Interviewed on 20 September 2021
Ann Reilly, a native of Tallanstown in County Louth, joined An Garda Siochána in 1968. In this audio segment, taken from a recording undertaken by Rita Delaney in September 2021, Ann recalls her memories of the burning of the British Embassy in February 1972. The embassy was burnt by a group of republicans following the Bloody Sunday massacre in Derry on 30 January 1972, by the British Army’s Parachute regiment. She first reflects broadly on her experience as a Garda.
RITA DELANEY: Okay. It is obvious from the way you’re speaking that you really did enjoy your time in An Garda Síochána.

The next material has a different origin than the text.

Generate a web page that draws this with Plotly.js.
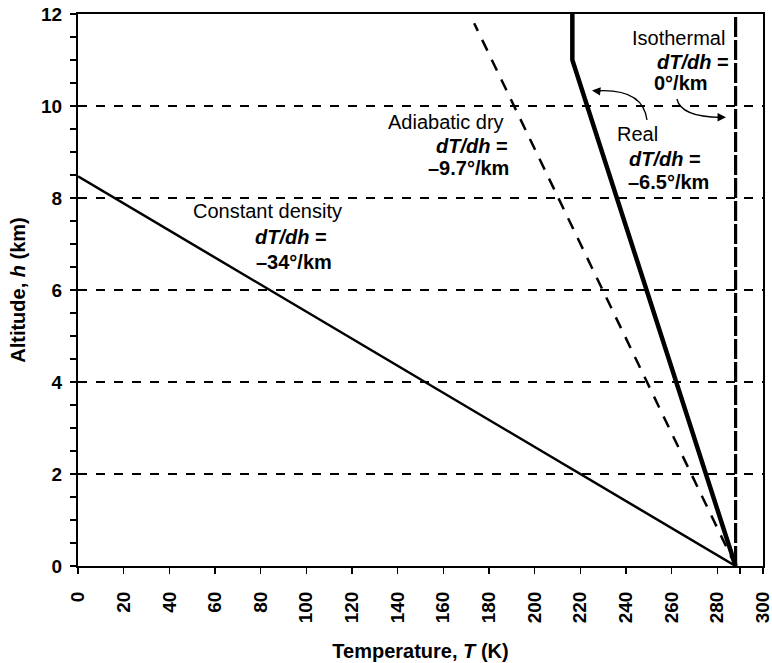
<!DOCTYPE html>
<html>
<head>
<meta charset="utf-8">
<script src="https://cdn.plot.ly/plotly-3.0.1.min.js"></script>
<style>body{margin:0;padding:0;background:#fff}</style>
</head>
<body>
<div id="chart" style="width:772px;height:663px"></div>
<script>
// Data (temperature K, altitude km)
var constDensityT = [288, 0];
var constDensityH = [0, 8.47];
var adiabaticT = [288, 173.5];
var adiabaticH = [0, 11.8];
var realT = [288, 216.5, 216.5];
var realH = [0, 11, 12];
var isothermalT = [288, 288];
var isothermalH = [0, 12];
var xTicks = [0, 20, 40, 60, 80, 100, 120, 140, 160, 180, 200, 220, 240, 260, 280, 300];
var yTicks = [0, 2, 4, 6, 8, 10, 12];

var FONT = 'Liberation Sans, Arial, Helvetica, sans-serif';

var traces = [
  {x: constDensityT, y: constDensityH, mode: 'lines', line: {color: 'black', width: 2.5}, showlegend: false, hoverinfo: 'skip', cliponaxis: false},
  {x: adiabaticT, y: adiabaticH, mode: 'lines', line: {color: 'black', width: 2.5, dash: '12px,10px'}, showlegend: false, hoverinfo: 'skip'},
  {x: realT, y: realH, mode: 'lines', line: {color: 'black', width: 4.5}, showlegend: false, hoverinfo: 'skip'},
  {x: isothermalT, y: isothermalH, mode: 'lines', line: {color: 'black', width: 3.2, dash: '20px,3px'}, showlegend: false, hoverinfo: 'skip'}
];

function txt(text, x, y, xanchor) {
  return {text: text, x: x, y: y, xref: 'x', yref: 'y', xanchor: xanchor, yanchor: 'middle',
          showarrow: false, font: {family: FONT, size: 20, color: 'black'}};
}

var annotations = [
  txt('Isothermal', 284.3, 11.47, 'right'),
  txt('<b><i>dT/dh</i> =</b>', 252.5, 10.96, 'left'),
  txt('<b>0°/km</b>', 251.5, 10.5, 'left'),
  txt('Real', 235.0, 9.39, 'left'),
  txt('<b><i>dT/dh</i> =</b>', 240.5, 8.85, 'left'),
  txt('<b>–6.5°/km</b>', 240.0, 8.35, 'left'),
  txt('Adiabatic dry', 187.5, 9.65, 'right'),
  txt('<b><i>dT/dh</i> =</b>', 189.0, 9.13, 'right'),
  txt('<b>–9.7°/km</b>', 189.5, 8.65, 'right'),
  txt('Constant density', 116.5, 7.72, 'right'),
  txt('<b><i>dT/dh</i> =</b>', 109.8, 7.15, 'right'),
  txt('<b>–34°/km</b>', 112.0, 6.61, 'right'),
  // arrowheads
  {x: 225.1, y: 10.337, xref: 'x', yref: 'y', ax: 10, ay: 1, text: '', showarrow: true,
   arrowhead: 2, arrowsize: 1.3, arrowwidth: 1.3, arrowcolor: 'black'},
  {x: 283.8, y: 9.754, xref: 'x', yref: 'y', ax: -10, ay: 0, text: '', showarrow: true,
   arrowhead: 2, arrowsize: 1.3, arrowwidth: 1.3, arrowcolor: 'black'}
];

var shapes = [
  {type: 'path', xref: 'x', yref: 'y', path: 'M 249.2,9.696 Q 247.4,10.40 226.5,10.33',
   line: {color: 'black', width: 1.3}},
  {type: 'path', xref: 'x', yref: 'y', path: 'M 262.3,10.152 Q 264.1,9.76 281.5,9.754',
   line: {color: 'black', width: 1.3}}
];

var layout = {
  width: 772, height: 663, autosize: false,
  margin: {l: 78, r: 9, t: 14, b: 97, pad: 0},
  paper_bgcolor: 'white', plot_bgcolor: 'white',
  font: {family: FONT, color: 'black'},
  showlegend: false,
  xaxis: {
    range: [-0.001, 300.001], tickmode: 'array', tickvals: xTicks, ticktext: xTicks.map(String),
    tickangle: -90, ticks: 'outside', ticklen: 6, tickwidth: 1.5, tickcolor: 'black',
    ticklabelstandoff: 10, ticklabeloverflow: 'allow',
    showline: true, linecolor: 'black', linewidth: 2, mirror: true,
    showgrid: false, zeroline: false,
    tickfont: {family: FONT, size: 19, color: 'black', weight: 'bold'},
    minor: {tickvals: [290], ticks: 'outside', ticklen: 6, tickwidth: 1.5, tickcolor: 'black', showgrid: false},
    title: {text: '<b>Temperature, <i>T</i> (K)</b>', font: {family: FONT, size: 20, color: 'black'}, standoff: 22},
    automargin: false, fixedrange: true
  },
  yaxis: {
    range: [0, 12], tickmode: 'array', tickvals: yTicks, ticktext: yTicks.map(String),
    ticks: 'outside', ticklen: 6, tickwidth: 1.5, tickcolor: 'black',
    ticklabelstandoff: 4,
    showline: true, linecolor: 'black', linewidth: 2, mirror: true,
    showgrid: true, gridcolor: 'black', gridwidth: 1.2, griddash: '9px,9px',
    zeroline: false,
    tickfont: {family: FONT, size: 19, color: 'black', weight: 'bold'},
    minor: {dtick: 0.5, ticks: 'outside', ticklen: 6, tickwidth: 1.5, tickcolor: 'black', showgrid: false},
    title: {text: '<b>Altitude, <i>h</i> (km)</b>', font: {family: FONT, size: 20, color: 'black'}, standoff: 10},
    automargin: false, fixedrange: true
  },
  shapes: shapes,
  annotations: annotations
};

Plotly.newPlot('chart', traces, layout, {staticPlot: true, displayModeBar: false});
</script>
</body>
</html>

ANN REILLY: I loved it. I absolutely loved it. I loved it, and I didn’t not and we had some wonderful, wonderful times in it. Like, you know, I mean there were rough days doing when we were called out to the housing action demonstrations and to the burning of the British Embassy in 1972, and when the Brian Boru Harp was stolen from Trinity College for a ransom. All those things. But, you know, they were, they were well they weren’t great things to happen, but they were, they were really character building, you know, every bit of it was character building, you know.
MS. DELANEY: The burning of the British Embassy in 1972 must have been a terrifying experience?
MS. REILLY: It was absolutely … Yeah, it was absolutely horrendous. It was absolutely horrendous. Ehm, I just feel, you know, we didn’t have a hope in a way, you know, with it all.
MS. DELANEY: No. And that would include male and female.
MS. REILLY: Oh, absolutely.
MS. REILLY: Without a shadow of a doubt. Yeah. Yeah.
MS. DELANEY: And the they tried it again in 1981, and I saw that on television as well, and that was very, very nasty. But, you know, the political atmosphere had changed. Did you ever have any dealings with subversive people?
MS. REILLY: I didn’t really. I didn’t no, I didn’t, no. Not really, no, I didn’t. No, I never had. No, I suppose I was I was more for the inner city and, ehm, no, I never was sent on anything to do with subversives. Really, I wasn’t. So, there’s no point in saying it, you know.
MS. DELANEY: Did you ever escort prisoners to jail like when they were sentenced?
MS. REILLY: Oh, I would have not to jail, but I would have escorted them from Mountjoy down to Cork and up to Donegal if they were, if they were due to reappear in a court in. … And I went to Cork three times with the one, with the one prisoner, three times down to Cork and Clonakilty and Bandon. The courts were in different places, you know. And I had to head off there and come back, and as well as that to Donegal as well, up in the wintertime up across the Curlew Mountains.
MS. DELANEY: Oh! A dangerous place. Very dangerous place.
MS. REILLY: Very dangerous place. Yes. Yeah. Yeah.
MS. DELANEY: Did you have a good social life with your colleagues, male and female, during those years?
MS. REILLY: Yes, we did. We had a great social life. There was a lovely yes, there was a terrific social life really. There was, yeah. Yeah, no it was it was lovely. It was very much a family really, do you know, in its own way. It was and I suppose as that time, you know, you were either a civilian or you were a Guard, you know, and you know, as Guards, we kind of stayed a lot with our own really, do you know. So, yeah, it was wonderful.